TASK BRIEF
Without the pictures, return each record as it appears.

DATA IN THIS EXERCISE
==========

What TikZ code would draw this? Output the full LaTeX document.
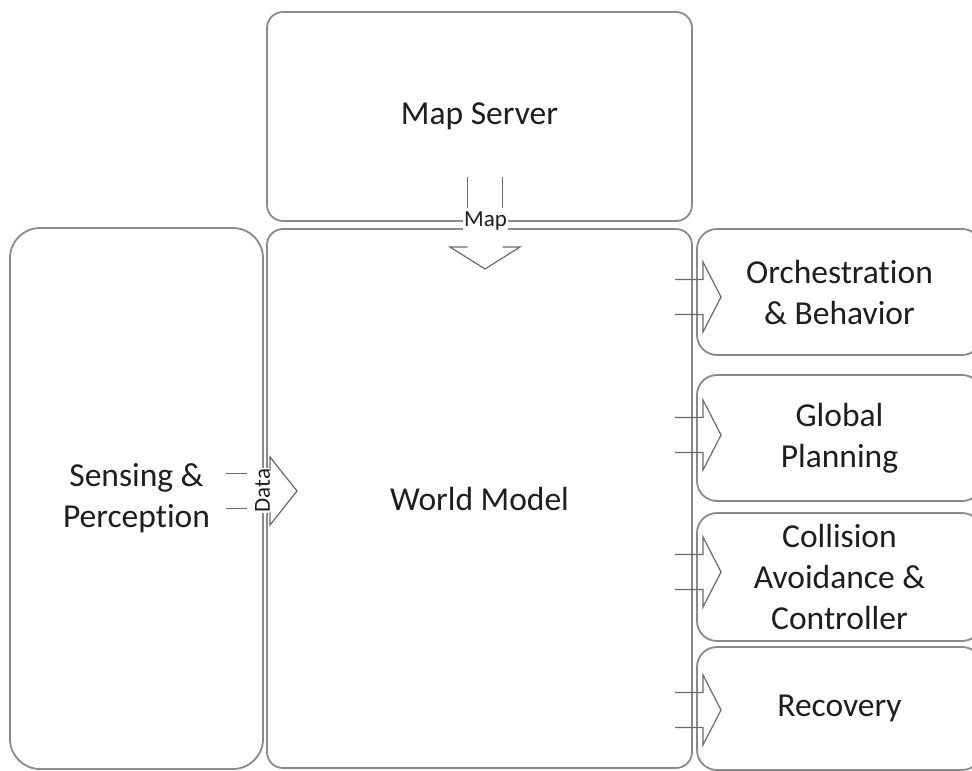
\documentclass[tikz,border=0pt]{standalone}
\usepackage{fontspec}
\setmainfont{Carlito}[Ligatures=NoCommon]
\usetikzlibrary{calc}
\definecolor{boxline}{HTML}{8A8A8A}
\definecolor{arrline}{HTML}{6A6A6A}
\definecolor{txt}{HTML}{1E1E1E}
\tikzset{
  box/.style={draw=boxline, line width=1.8pt, fill=white, inner sep=0pt, outer sep=0pt,
    align=center, text=txt, font=\fontsize{33.5}{41}\selectfont},
  rightbox/.style={box, rounded corners=20pt, minimum width=285pt},
  arrowline/.style={draw=arrline, line width=1.2pt, line join=miter},
  smalllabel/.style={fill=white, inner sep=1pt, text=txt, font=\fontsize{23}{24}\selectfont},
  rarr/.pic={\draw[arrowline] (-46,-17.5) -- (-18,-17.5) -- (-18,-35) -- (0,0) -- (-18,35) -- (-18,17.5) -- (-46,17.5);},
  datarr/.pic={
    \draw[arrowline] (-71,-17.5) -- (-50,-17.5);
    \draw[arrowline] (-71,17.5) -- (-50,17.5);
    \draw[arrowline] (-27,-21) -- (-27,-34) -- (0,0) -- (-27,34) -- (-27,21);},
  maparr/.pic={
    \draw[arrowline] (-17.5,-92) -- (-17.5,-61);
    \draw[arrowline] (17.5,-92) -- (17.5,-61);
    \draw[arrowline] (-17.5,-22) -- (-35,-22) -- (0,0) -- (35,-22) -- (17.5,-22);}
}
\begin{document}
\begin{tikzpicture}[x=1pt,y=-1pt]
\useasboundingbox (0,0) rectangle (972,771);
\clip (0,0) rectangle (972,771);
% boxes
\node[box, rounded corners=16pt, minimum width=425pt, minimum height=209pt] (ms) at (479.5,116.5) {Map Server};
\node[box, rounded corners=16pt, minimum width=425pt, minimum height=539pt] (wm) at (479.5,498.5) {World Model};
\node[box, rounded corners=30pt, minimum width=253pt, minimum height=541pt] (sp) at (136.5,498.5) {Sensing \&\\Perception};
\node[rightbox, minimum height=126pt] (ob) at (839.5,292) {Orchestration\\\& Behavior};
\node[rightbox, minimum height=126pt] (gp) at (839.5,438) {Global\\Planning};
\node[rightbox, minimum height=128pt] (ca) at (839.5,577) {Collision\\Avoidance \&\\Controller};
\node[rightbox, minimum height=123pt] (rc) at (839.5,708.5) {Recovery};
% arrows
\coordinate (maptip) at ($(ms.south)+(5.5,48)$);
\pic at (maptip) {maparr};
\coordinate (datatip) at ($(wm.west)+(30,-7.5)$);
\pic at (datatip) {datarr};
\pic at ($(ob.west)+(24,5)$) {rarr};
\pic at ($(gp.west)+(24,-3)$) {rarr};
\pic at ($(ca.west)+(24,-5)$) {rarr};
\pic at ($(rc.west)+(24,1.5)$) {rarr};
% labels
\node[smalllabel, inner ysep=0pt] (maplabel) at (485.5,221) {Map};
\node[smalllabel, rotate=90, inner ysep=0pt] (datalabel) at (262.5,490.5) {Data};
\end{tikzpicture}
\end{document}
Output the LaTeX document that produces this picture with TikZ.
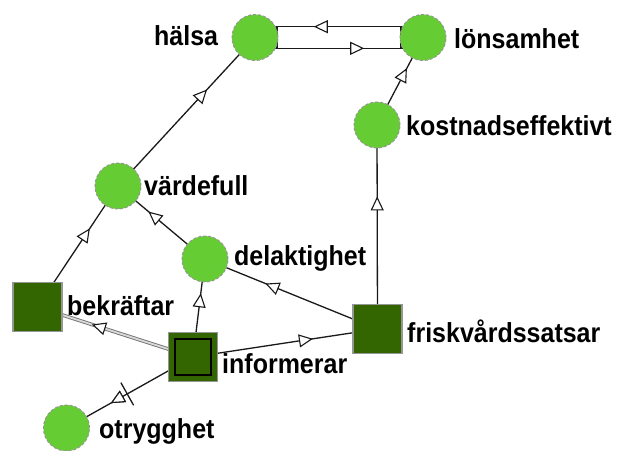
\documentclass[tikz,border=0pt]{standalone}
\usepackage{fontspec}
\setmainfont{Liberation Sans}
\usetikzlibrary{arrows.meta,decorations.markings,backgrounds,calc}
\definecolor{leaf}{RGB}{102,204,51}
\definecolor{moss}{RGB}{51,102,0}
\definecolor{rim}{RGB}{150,150,150}
\newcommand\tallword[1]{\scalebox{1}[1.1]{#1}}
\begin{document}
\begin{tikzpicture}[x=1pt,y=-1pt,
  concept/.style={circle,fill=leaf,draw=rim,densely dashed,line width=1pt,minimum size=46pt,inner sep=0pt},
  action/.style={rectangle,fill=moss,draw=rim,line width=1.6pt,minimum size=49pt,inner sep=0pt},
  core/.style={rectangle,fill=moss,draw=black,line width=1.6pt,minimum size=36pt,inner sep=0pt},
  tag/.style={font=\bfseries\fontsize{25}{25}\selectfont,inner sep=0pt,anchor=base west},
  opentip/.tip={Triangle[length=14pt,width=13pt,fill=white,line width=1.1pt]},
  flow/.style={draw=black!90,line width=1.3pt,postaction={decorate},
    decoration={markings,mark=at position 0.65 with {\arrow{opentip}}}},
  twin/.style={draw=black!55,double=black!15,double distance=1.8pt,line width=0.9pt,postaction={decorate},
    decoration={markings,mark=at position 0.65 with {\arrow[black!90]{opentip}}}},
  crossed/.style={decoration={markings,
    mark=at position 0.65 with {\arrow{opentip}},
    mark=at position 0.52 with {\draw[line width=1.3pt] (0pt,-13pt) -- (0pt,13pt);}}},
]
\useasboundingbox (0,0) rectangle (618,450);

% concepts (circles)
\node[concept] (hal) at (255,37.5) {};
\node[concept] (lon) at (423,37.5) {};
\node[concept] (kos) at (377,125) {};
\node[concept] (var) at (118,186) {};
\node[concept] (del) at (205,259) {};
\node[concept] (otr) at (66.5,428) {};

% actions (squares)
\node[action] (bek) at (37.5,307) {};
\node[action] (inf) at (193,357) {};
\node[core]   (infc) at (inf.center) {};
\node[action] (fri) at (377.5,329) {};

% labels
\node[tag] (halT) at (154,45) {\tallword{hälsa}};
\node[tag] (lonT) at (454,48) {\tallword{lönsamhet}};
\node[tag] (kosT) at (406,135) {\tallword{kostnadseffektivt}};
\node[tag] (varT) at (144,195) {\tallword{värdefull}};
\node[tag] (delT) at (234,265) {\tallword{delaktighet}};
\node[tag] (bekT) at (67,315) {\tallword{bekräftar}};
\node[tag] (infT) at (222,373) {\tallword{informerar}};
\node[tag] (friT) at (407,342) {\tallword{friskvårdssatsar}};
\node[tag] (otrT) at (99,438) {\tallword{otrygghet}};

% connectors, behind the nodes
\begin{scope}[on background layer]
  \fill[white] (0,0) rectangle (618,450);
  \draw[flow] ($(lon.center)+(0,-10.8)$) -- ($(hal.center)+(0,-10.8)$);
  \draw[flow] ($(hal.center)+(0,10.8)$) -- ($(lon.center)+(0,10.8)$);
  \draw[draw=black!90,line width=1.3pt] ($(hal.center)+(22,-10.8)$) -- ($(hal.center)+(22,10.8)$);
  \draw[draw=black!90,line width=1.3pt] ($(lon.center)+(-22,-10.8)$) -- ($(lon.center)+(-22,10.8)$);
  \draw[flow] (kos.center) -- (lon.center);
  \draw[flow] (fri.center) -- (kos.center);
  \draw[flow] (var.center) -- (hal.center);
  \draw[flow] (bek.center) -- (var.center);
  \draw[flow] (del.center) -- (var.center);
  \draw[flow] (fri.center) -- (del.center);
  \draw[flow] (inf.center) -- (del.center);
  \draw[flow] (inf.center) -- (fri.center);
  \draw[twin] (inf.center) -- (bek.center);
  \draw[flow,crossed] (inf.center) -- (otr.center);
\end{scope}
\end{tikzpicture}
\end{document}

==========

SOLUTION TO THIS TASK
What TikZ code would draw this? Output the full LaTeX document.
\documentclass[tikz,border=0pt]{standalone}
\usepackage{fontspec}
\setmainfont{Carlito}[Ligatures=NoCommon]
\usetikzlibrary{calc}
\definecolor{boxline}{HTML}{8A8A8A}
\definecolor{arrline}{HTML}{6A6A6A}
\definecolor{txt}{HTML}{1E1E1E}
\tikzset{
  box/.style={draw=boxline, line width=1.8pt, fill=white, inner sep=0pt, outer sep=0pt,
    align=center, text=txt, font=\fontsize{33.5}{41}\selectfont},
  rightbox/.style={box, rounded corners=20pt, minimum width=285pt},
  arrowline/.style={draw=arrline, line width=1.2pt, line join=miter},
  smalllabel/.style={fill=white, inner sep=1pt, text=txt, font=\fontsize{23}{24}\selectfont},
  rarr/.pic={\draw[arrowline] (-46,-17.5) -- (-18,-17.5) -- (-18,-35) -- (0,0) -- (-18,35) -- (-18,17.5) -- (-46,17.5);},
  datarr/.pic={
    \draw[arrowline] (-71,-17.5) -- (-50,-17.5);
    \draw[arrowline] (-71,17.5) -- (-50,17.5);
    \draw[arrowline] (-27,-21) -- (-27,-34) -- (0,0) -- (-27,34) -- (-27,21);},
  maparr/.pic={
    \draw[arrowline] (-17.5,-92) -- (-17.5,-61);
    \draw[arrowline] (17.5,-92) -- (17.5,-61);
    \draw[arrowline] (-17.5,-22) -- (-35,-22) -- (0,0) -- (35,-22) -- (17.5,-22);}
}
\begin{document}
\begin{tikzpicture}[x=1pt,y=-1pt]
\useasboundingbox (0,0) rectangle (972,771);
\clip (0,0) rectangle (972,771);
% boxes
\node[box, rounded corners=16pt, minimum width=425pt, minimum height=209pt] (ms) at (479.5,116.5) {Map Server};
\node[box, rounded corners=16pt, minimum width=425pt, minimum height=539pt] (wm) at (479.5,498.5) {World Model};
\node[box, rounded corners=30pt, minimum width=253pt, minimum height=541pt] (sp) at (136.5,498.5) {Sensing \&\\Perception};
\node[rightbox, minimum height=126pt] (ob) at (839.5,292) {Orchestration\\\& Behavior};
\node[rightbox, minimum height=126pt] (gp) at (839.5,438) {Global\\Planning};
\node[rightbox, minimum height=128pt] (ca) at (839.5,577) {Collision\\Avoidance \&\\Controller};
\node[rightbox, minimum height=123pt] (rc) at (839.5,708.5) {Recovery};
% arrows
\coordinate (maptip) at ($(ms.south)+(5.5,48)$);
\pic at (maptip) {maparr};
\coordinate (datatip) at ($(wm.west)+(30,-7.5)$);
\pic at (datatip) {datarr};
\pic at ($(ob.west)+(24,5)$) {rarr};
\pic at ($(gp.west)+(24,-3)$) {rarr};
\pic at ($(ca.west)+(24,-5)$) {rarr};
\pic at ($(rc.west)+(24,1.5)$) {rarr};
% labels
\node[smalllabel, inner ysep=0pt] (maplabel) at (485.5,221) {Map};
\node[smalllabel, rotate=90, inner ysep=0pt] (datalabel) at (262.5,490.5) {Data};
\end{tikzpicture}
\end{document}
Output the LaTeX document that produces this picture with TikZ.
\documentclass[tikz,border=0pt]{standalone}
\usepackage{fontspec}
\setmainfont{Liberation Sans}
\usetikzlibrary{arrows.meta,decorations.markings,backgrounds,calc}
\definecolor{leaf}{RGB}{102,204,51}
\definecolor{moss}{RGB}{51,102,0}
\definecolor{rim}{RGB}{150,150,150}
\newcommand\tallword[1]{\scalebox{1}[1.1]{#1}}
\begin{document}
\begin{tikzpicture}[x=1pt,y=-1pt,
  concept/.style={circle,fill=leaf,draw=rim,densely dashed,line width=1pt,minimum size=46pt,inner sep=0pt},
  action/.style={rectangle,fill=moss,draw=rim,line width=1.6pt,minimum size=49pt,inner sep=0pt},
  core/.style={rectangle,fill=moss,draw=black,line width=1.6pt,minimum size=36pt,inner sep=0pt},
  tag/.style={font=\bfseries\fontsize{25}{25}\selectfont,inner sep=0pt,anchor=base west},
  opentip/.tip={Triangle[length=14pt,width=13pt,fill=white,line width=1.1pt]},
  flow/.style={draw=black!90,line width=1.3pt,postaction={decorate},
    decoration={markings,mark=at position 0.65 with {\arrow{opentip}}}},
  twin/.style={draw=black!55,double=black!15,double distance=1.8pt,line width=0.9pt,postaction={decorate},
    decoration={markings,mark=at position 0.65 with {\arrow[black!90]{opentip}}}},
  crossed/.style={decoration={markings,
    mark=at position 0.65 with {\arrow{opentip}},
    mark=at position 0.52 with {\draw[line width=1.3pt] (0pt,-13pt) -- (0pt,13pt);}}},
]
\useasboundingbox (0,0) rectangle (618,450);

% concepts (circles)
\node[concept] (hal) at (255,37.5) {};
\node[concept] (lon) at (423,37.5) {};
\node[concept] (kos) at (377,125) {};
\node[concept] (var) at (118,186) {};
\node[concept] (del) at (205,259) {};
\node[concept] (otr) at (66.5,428) {};

% actions (squares)
\node[action] (bek) at (37.5,307) {};
\node[action] (inf) at (193,357) {};
\node[core]   (infc) at (inf.center) {};
\node[action] (fri) at (377.5,329) {};

% labels
\node[tag] (halT) at (154,45) {\tallword{hälsa}};
\node[tag] (lonT) at (454,48) {\tallword{lönsamhet}};
\node[tag] (kosT) at (406,135) {\tallword{kostnadseffektivt}};
\node[tag] (varT) at (144,195) {\tallword{värdefull}};
\node[tag] (delT) at (234,265) {\tallword{delaktighet}};
\node[tag] (bekT) at (67,315) {\tallword{bekräftar}};
\node[tag] (infT) at (222,373) {\tallword{informerar}};
\node[tag] (friT) at (407,342) {\tallword{friskvårdssatsar}};
\node[tag] (otrT) at (99,438) {\tallword{otrygghet}};

% connectors, behind the nodes
\begin{scope}[on background layer]
  \fill[white] (0,0) rectangle (618,450);
  \draw[flow] ($(lon.center)+(0,-10.8)$) -- ($(hal.center)+(0,-10.8)$);
  \draw[flow] ($(hal.center)+(0,10.8)$) -- ($(lon.center)+(0,10.8)$);
  \draw[draw=black!90,line width=1.3pt] ($(hal.center)+(22,-10.8)$) -- ($(hal.center)+(22,10.8)$);
  \draw[draw=black!90,line width=1.3pt] ($(lon.center)+(-22,-10.8)$) -- ($(lon.center)+(-22,10.8)$);
  \draw[flow] (kos.center) -- (lon.center);
  \draw[flow] (fri.center) -- (kos.center);
  \draw[flow] (var.center) -- (hal.center);
  \draw[flow] (bek.center) -- (var.center);
  \draw[flow] (del.center) -- (var.center);
  \draw[flow] (fri.center) -- (del.center);
  \draw[flow] (inf.center) -- (del.center);
  \draw[flow] (inf.center) -- (fri.center);
  \draw[twin] (inf.center) -- (bek.center);
  \draw[flow,crossed] (inf.center) -- (otr.center);
\end{scope}
\end{tikzpicture}
\end{document}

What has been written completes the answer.